For the circle $S^1$, we shall consider the ${\Bbb Z}/3{\Bbb Z}$-torsors. I know the isomorphism class of ${\Bbb Z}/3{\Bbb Z}$-torsors are classified by $H^1(S^1, {\Bbb Z}/3{\Bbb Z}) = {\mathrm{Hom}}(\pi_1(S^1), {\Bbb Z}/3{\Bbb Z}) = {\mathrm{Hom}}({\Bbb Z}, {\Bbb Z}/3{\Bbb Z}) = {\Bbb Z}/3{\Bbb Z}$.
I would like to realise these three torsors as visible manifolds which are non-isomorphic to each other. Apparently, $0 \in {\Bbb Z}/3{\Bbb Z}$ corresponds to the three disjoint union of $S^1$'s. I try to realise the ${\Bbb Z}/3{\Bbb Z}$-torsor of $S^1$ corresponding to $1 \in {\Bbb Z}/3{\Bbb Z}$.
My first attempt is to put some exotic structure to the connected Galois covering $Y \to S^1$, where ${\mathrm{Gal}}(Y/S^1) \cong {\Bbb Z}/3{\Bbb Z}$. Because $\pi(S^1) \cong {\Bbb Z}$, $Y$ is uniquely determined. Locally over $S^1$, $Y$ has three connected components which are disjoint from each other. I wish if $Y$ itself would be a ${\Bbb Z}/3{\Bbb Z}$-torsor. However, I know this is wrong, for there is no information of the character $\chi \colon \pi_1(S^1) \to {\Bbb Z}/3{\Bbb Z}$ added in the construction $Y$ which is a mere Galois covering. That is, $Y$ is actually a manifold, but cannot be a ${\Bbb Z}/3{\Bbb Z}$-torsor.
Q. What are connected manifolds other than $Y$ realised as ${\Bbb Z}/3{\Bbb Z}$-torsors of $S^1$?
$\newcommand{\Ints}{\mathbf{Z}}$The diagram shows the two non-trivial $\Ints/3\Ints$ torsors. The total space of each is a circle, divided into thirds. Each third is color-coded consistently, the base circle is in the middle, and the projection mappings are the obvious "squeezings" of the fibres to points, which send each arc onto the base circle.

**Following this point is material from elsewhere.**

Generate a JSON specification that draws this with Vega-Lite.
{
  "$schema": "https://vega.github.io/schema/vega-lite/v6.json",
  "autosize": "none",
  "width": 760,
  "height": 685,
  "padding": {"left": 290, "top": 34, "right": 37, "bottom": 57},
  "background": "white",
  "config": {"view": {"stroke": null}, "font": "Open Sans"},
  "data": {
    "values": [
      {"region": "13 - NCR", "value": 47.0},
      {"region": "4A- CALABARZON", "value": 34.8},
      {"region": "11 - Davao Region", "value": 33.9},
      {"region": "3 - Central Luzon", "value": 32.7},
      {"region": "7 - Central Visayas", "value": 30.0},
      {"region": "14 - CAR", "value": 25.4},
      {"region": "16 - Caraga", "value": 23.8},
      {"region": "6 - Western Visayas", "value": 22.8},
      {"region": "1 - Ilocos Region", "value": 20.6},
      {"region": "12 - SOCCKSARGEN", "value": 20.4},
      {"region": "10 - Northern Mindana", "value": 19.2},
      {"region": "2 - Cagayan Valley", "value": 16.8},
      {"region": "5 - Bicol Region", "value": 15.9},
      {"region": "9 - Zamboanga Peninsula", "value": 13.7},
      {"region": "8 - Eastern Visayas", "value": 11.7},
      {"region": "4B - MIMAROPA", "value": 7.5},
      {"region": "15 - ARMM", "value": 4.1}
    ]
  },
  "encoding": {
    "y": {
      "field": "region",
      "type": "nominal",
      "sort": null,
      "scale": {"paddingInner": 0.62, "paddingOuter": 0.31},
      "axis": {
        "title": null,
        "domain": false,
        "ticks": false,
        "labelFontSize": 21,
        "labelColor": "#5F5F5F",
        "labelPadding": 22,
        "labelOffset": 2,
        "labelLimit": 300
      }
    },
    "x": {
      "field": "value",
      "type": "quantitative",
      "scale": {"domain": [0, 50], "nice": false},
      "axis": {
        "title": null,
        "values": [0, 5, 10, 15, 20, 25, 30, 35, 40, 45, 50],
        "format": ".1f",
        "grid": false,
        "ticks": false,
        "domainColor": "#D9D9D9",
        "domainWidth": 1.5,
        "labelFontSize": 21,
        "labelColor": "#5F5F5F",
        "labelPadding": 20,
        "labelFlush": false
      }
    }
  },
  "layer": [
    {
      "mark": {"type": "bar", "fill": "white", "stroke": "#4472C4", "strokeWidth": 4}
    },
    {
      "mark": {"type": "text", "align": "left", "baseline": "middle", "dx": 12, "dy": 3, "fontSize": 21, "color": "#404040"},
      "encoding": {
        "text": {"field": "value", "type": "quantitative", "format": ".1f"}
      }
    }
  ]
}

The mapping carrying one torsor to the other in your linked question may be viewed as a suitable involution of the total space, e.g., complex conjugation of the unit circle in the complex plane, a.k.a. the inverse mapping $z = e^{i\theta} \mapsto \overline{z} = e^{-i\theta} = \frac{1}{z}$.